Initiée à l'art par son mari
«C'est son mari, Jacques Puman, un Flamand au rare génie, qui l'a initiée à l'art. Elle aimait me raconter qu'un jour il lui avait dit: “Andrée, si vous ne regardez pas l'art et si vous n'aimez pas l'art, vous êtes une conne!” De Bram Van Velde à Fabrice Hyber, elle l'a écouté.» Son succès retentissant, mais tardif, à 53 ans, vient-il du fait qu'elle a inventé un style que l'on n'associait pas à une femme? «Son histoire l'a marquée. Cette fille de la grande bourgeoisie lyonnaise avait été une vraie beauté, haute en jambes, athlétique et très blonde. Sa vie et son visage ont changé pendant l'Occupation, à Paris, lorsqu'elle vivait, rue de l'Abbaye, avec sa mère, après la mort de son père. Elle était musicienne, une pianiste qui se rêvait concertiste.

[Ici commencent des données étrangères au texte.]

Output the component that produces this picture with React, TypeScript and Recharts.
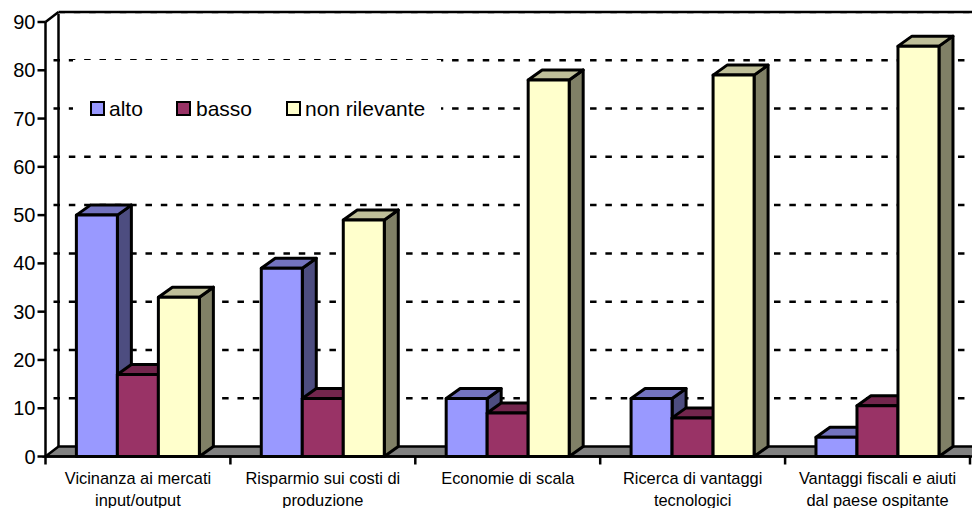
import React from "react";
import { BarChart, Bar, XAxis, YAxis, CartesianGrid, Legend } from "recharts";

const categoryLines: string[][] = [
  ["Vicinanza ai mercati", "input/output"],
  ["Risparmio sui costi di", "produzione"],
  ["Economie di scala"],
  ["Ricerca di vantaggi", "tecnologici"],
  ["Vantaggi fiscali e aiuti", "dal paese ospitante"],
];
const categories = categoryLines.map((l) => l.join(" "));
const alto = [50, 39, 12, 12, 4];
const basso = [17, 12, 9, 8, 10.5];
const nonRilevante = [33, 49, 78, 79, 85];
const yTicks = [0, 10, 20, 30, 40, 50, 60, 70, 80, 90];

const data = categories.map((name, i) => ({
  name,
  alto: alto[i],
  basso: basso[i],
  nonRilevante: nonRilevante[i],
}));

const FONT = '"Liberation Sans", Arial, sans-serif';
const W = 972;
const H = 508;
const LEFT = 45.5;
const RIGHT_EDGE = 970;
const TOP = 22;
const BOTTOM_Y = 456.5;
const DX = 13;
const DY = 10;
const SW = 2.5;
const BAR_SW = 3;
const BAND = (RIGHT_EDGE - LEFT) / categories.length;

type Colors = { front: string; top: string; side: string };
const colAlto: Colors = { front: "#9999FF", top: "#7373BF", side: "#4D4D80" };
const colBasso: Colors = { front: "#993366", top: "#73264D", side: "#4D1A33" };
const colNon: Colors = { front: "#FFFFCC", top: "#BFBF99", side: "#808066" };

const legendItems = [
  { label: "alto", color: colAlto.front, left: 90, text: 109 },
  { label: "basso", color: colBasso.front, left: 176, text: 196 },
  { label: "non rilevante", color: colNon.front, left: 286, text: 305 },
];

const bar3d = (c: Colors) => (p: any) => {
  const { x, y, width, height } = p;
  const dx = 14;
  const dy = 10;
  return (
    <g stroke="#000" strokeWidth={BAR_SW} strokeLinejoin="round">
      <polygon
        fill={c.side}
        points={`${x + width},${y} ${x + width + dx},${y - dy} ${x + width + dx},${y + height - dy} ${x + width},${y + height}`}
      />
      <polygon
        fill={c.top}
        points={`${x},${y} ${x + dx},${y - dy} ${x + width + dx},${y - dy} ${x + width},${y}`}
      />
      <rect x={x} y={y} width={width} height={height} fill={c.front} />
    </g>
  );
};

const XTick = (p: any) => {
  const { x, index } = p;
  const lines = categoryLines[index] ?? [];
  const left = x - BAND / 2;
  return (
    <g>
      <line x1={left} x2={left} y1={BOTTOM_Y} y2={BOTTOM_Y + 8} stroke="#000" strokeWidth={SW} />
      {index === categories.length - 1 && (
        <line x1={left + BAND} x2={left + BAND} y1={BOTTOM_Y} y2={BOTTOM_Y + 8} stroke="#000" strokeWidth={SW} />
      )}
      <text x={x} textAnchor="middle" fontFamily={FONT} fontSize={16.4} fill="#000">
        {lines.map((l: string, i: number) => (
          <tspan key={i} x={x} y={BOTTOM_Y + 27 + i * 22}>
            {l}
          </tspan>
        ))}
      </text>
    </g>
  );
};

// Back wall, floor and dashed level lines are offset by the 3D depth.
const gridLine = (p: any) => {
  const { y1, index } = p;
  const yy = y1 - DY;
  const isFloor = Math.abs(y1 - BOTTOM_Y) < 1;
  const isTop = Math.abs(y1 - TOP) < 1;
  if (isFloor) {
    return (
      <g key={`g-${index}`}>
        <polygon
          points={`${LEFT},${y1} ${LEFT + DX},${yy} ${W + 4},${yy} ${W + 4},${y1}`}
          fill="#808080"
          stroke="#000"
          strokeWidth={SW}
        />
        <line x1={LEFT + DX} x2={LEFT + DX} y1={yy} y2={TOP - DY} stroke="#000" strokeWidth={SW} />
        <line x1={LEFT} x2={LEFT + DX} y1={TOP} y2={TOP - DY} stroke="#000" strokeWidth={SW} />
      </g>
    );
  }
  if (isTop) {
    return (
      <g key={`g-${index}`}>
        <line x1={LEFT + DX} x2={W} y1={yy} y2={yy} stroke="#000" strokeWidth={SW} />
        <line x1={LEFT + DX} x2={W} y1={yy + 1.5} y2={yy + 1.5} stroke="#999" strokeWidth={1} strokeDasharray="6.5 8.83" />
      </g>
    );
  }
  return (
    <line
      key={`g-${index}`}
      x1={LEFT + DX - 5}
      x2={W}
      y1={yy}
      y2={yy}
      stroke="#000"
      strokeWidth={SW}
      strokeDasharray="6.5 8.83"
    />
  );
};

const LegendContent = () => (
  <div style={{ position: "relative", width: 368, height: 66, background: "#fff" }}>
    {legendItems.map((it) => (
      <React.Fragment key={it.label}>
        <div
          style={{
            position: "absolute",
            left: it.left - 73,
            top: 41,
            width: 11,
            height: 11,
            background: it.color,
            border: "2px solid #000",
          }}
        />
        <div
          style={{
            position: "absolute",
            left: it.text - 73,
            top: 37,
            fontFamily: FONT,
            fontSize: 21,
            lineHeight: "24px",
            color: "#000",
            whiteSpace: "nowrap",
          }}
        >
          {it.label}
        </div>
      </React.Fragment>
    ))}
  </div>
);

export default function App() {
  return (
    <div style={{ position: "absolute", left: 0, top: 0, width: W, height: H }}>
      <BarChart
        width={W}
        height={H}
        data={data}
        margin={{ top: TOP, right: W - RIGHT_EDGE, bottom: 0, left: 0 }}
        barCategoryGap="16.7%"
        barGap={0}
      >
        <CartesianGrid vertical={false} horizontal={gridLine as any} />
        <XAxis
          dataKey="name"
          interval={0}
          height={H - BOTTOM_Y}
          stroke="#000"
          strokeWidth={SW}
          tickLine={false}
          tick={<XTick />}
        />
        <YAxis
          domain={[0, 90]}
          ticks={yTicks}
          width={LEFT}
          stroke="#000"
          strokeWidth={SW}
          tickSize={8}
          tick={{ fontFamily: FONT, fontSize: 20, fill: "#000" }}
          interval={0}
        />
        <Legend
          layout="horizontal"
          verticalAlign="middle"
          align="center"
          content={<LegendContent />}
          wrapperStyle={{ position: "absolute", left: 73, top: 60, width: 368, height: 66, right: "auto", bottom: "auto" }}
        />
        <Bar dataKey="alto" isAnimationActive={false} fill={colAlto.front} shape={bar3d(colAlto)} />
        <Bar dataKey="basso" isAnimationActive={false} fill={colBasso.front} shape={bar3d(colBasso)} />
        <Bar dataKey="nonRilevante" name="non rilevante" isAnimationActive={false} fill={colNon.front} shape={bar3d(colNon)} />
      </BarChart>
    </div>
  );
}
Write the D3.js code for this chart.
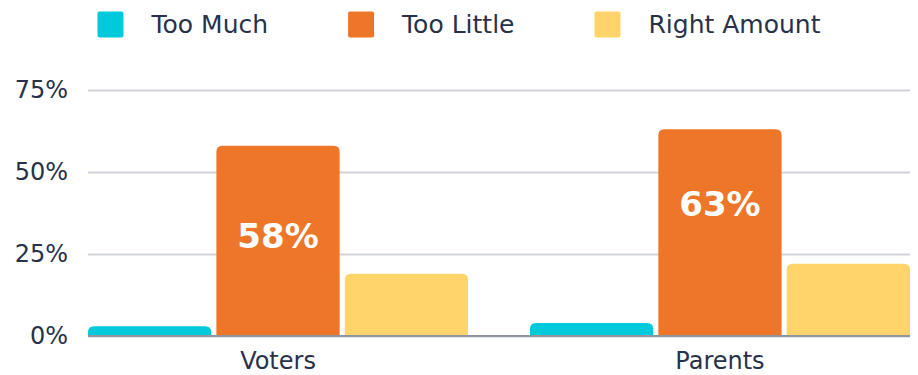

Elle sortait d'un concert, place Malesherbes, qu'elle avait donné avec une amie. Une bombe avait complètement éventré une bouche de métro. Une fine cordelette marquait le début du vide. Elle ne l'a pas vue, est tombée dans ce trou la tête la première et s'est défigurée. Elle a gardé très longtemps ce corps superbe couronné de cette face altière, défiant le souvenir de l'accident.»«Travailler avec Andrée était enrichissant, car c'était une femme de dialogue, de conversation, pas le “small talk”, l'échange au sens des salons littéraires et artistiques», insiste l'éditeur des conférences d'Anselm Kiefer au Collège de France. «Elle incarnait à la fois cette bourgeoisie dix-neuvièmiste, cette élégance verbale, ces manières et puis une soif de très grande modernité. Elle aimait l'avant-garde, en musique comme en tout», se souvient José Alvarez. Andrée Putman a souvent été décrite comme un tempérament assez rude, pour ne pas dire une walkyrie. «Qualités et défauts sont souvent de même ampleur chez les personnes de talent. Sa sincérité était entière, comme sa triche. Par exemple, elle répétait à ses amis et proches:“On peut tout se dire!”». Elle le pratiquait à l'envi, avec une force terrible, parfois avec justesse. On l'acceptait car elle le formulait avec une intelligence aiguë. Mais c'était aussi quelqu'un à qui l'on ne pouvait rien dire. Qui ne voulait pas écouter. Et ça, c'était une immense faiblesse. Si l'on peut tout dire, on doit pouvoir tout entendre.»